Movie: Son of Mine - Gluckauf (Remy van Heugten, 2015)
You can't tack on a redemption arc in the final 15 minutes after spending 1,5 hour wallowing (convincingly and entertaingly!) in bleak violent nihilism. It's not only absurd to ask for sympathy for one of the most irredeemable brutes I've seen recently, it's also a betrayal of the writing and Bart Slegers's performance. The film is really strong in portraying Lei and his son Jeffrey (Vincent van der Valk) as figures fully devoid of humane qualities, or any capacity for moral introspection and goodness. Both men act as if they are driven purely by greed and prehistoric survival instincts - one of the film's most memorable moments is van der Valk's evil, lecherous little laugh as he discovers that he gets to transport some young foreign prostitutes for a crime boss. He doesn't end up doing anything to the women, but that laugh is horrifying enough.
The aforementioned crime boss Vester is played by Johan Leysen as if Christoph Waltz was the film's first choice. He carries himself with an unearned air of sophistication, pretending that he is trying to save ghouls like Lei and Jeffrey from themselves, while desperately needing them for his dirty jobs. He is a ruthless killer giving orders in farmers overalls, befitting the setting. The film takes place in the mining villages in the southern part of the Dutch province of Limburg and all the actors speak in dialect. Van Heugten smartly does not tie any social considerations to Jeffrey and Lei's behaviour, while still showing how their lives are shaped by context-specific details. A meeting with gangsters from Liege is quite notable as it reminds that in a big city these men would hide in the underwould, while in the Limbug vilages they are part of the fabric of society, living their lives alongside everyone else. As none of the villagers are introverted types, this leads to some tense and darkly funny conforntations that always have the potential to explode in many different directions. That makes its key plot twist, expressed only with a quiet cut, only more effective.
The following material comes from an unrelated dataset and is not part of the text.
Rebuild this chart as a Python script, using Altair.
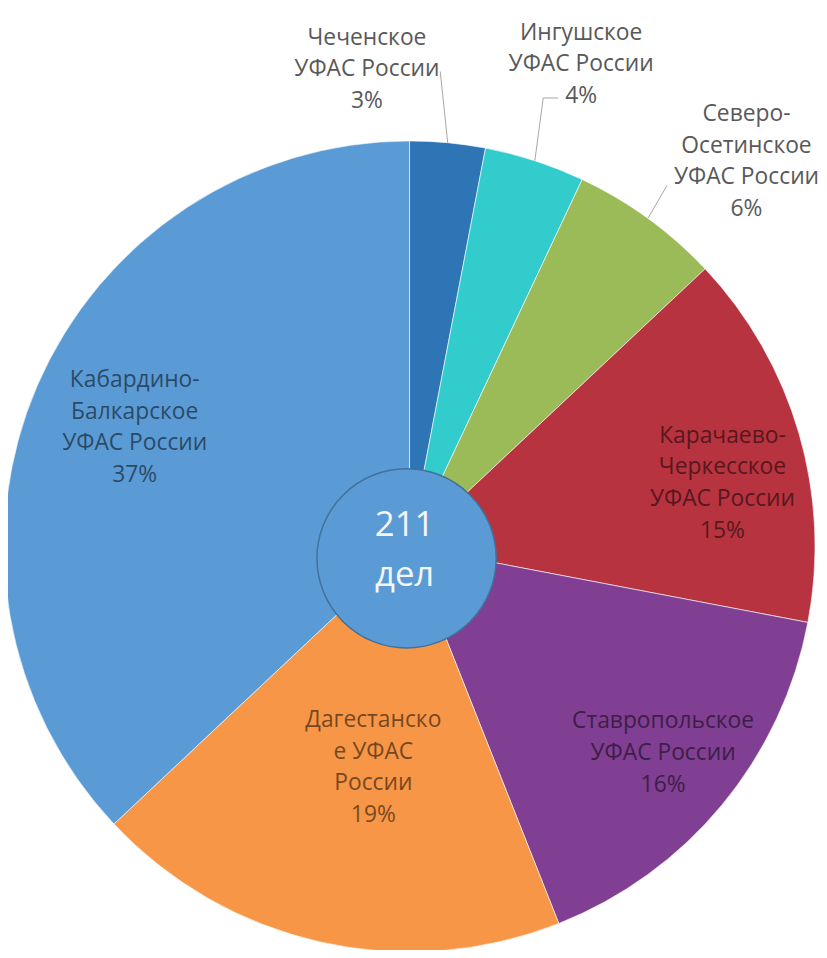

I was so surprised and enamored by how van Heugten set up the final act that I thought he could do only one thing to lose me, and, well he did. To be fair, Lei's sudden desire to do good and be absolved for his sins doesn't entirely come out of nowhere. The film is not shy to show the crosses he wears, even if it never considers how the idea(l)s behind them may shape his life. Even so, Lei starts the film blithely shooting a rifle at his ex-wife's house, effectively kindapping his son, and only gets more brutal from there. It's hard to believe how anyone working on the film could think the last 15 minites sentimentalising him were a good idea. Still, Son of Mine was in 2016 the big winner of the Dutch equivalent of the Oscars. Even with a better ending that should have been Sam de Jong's Prins.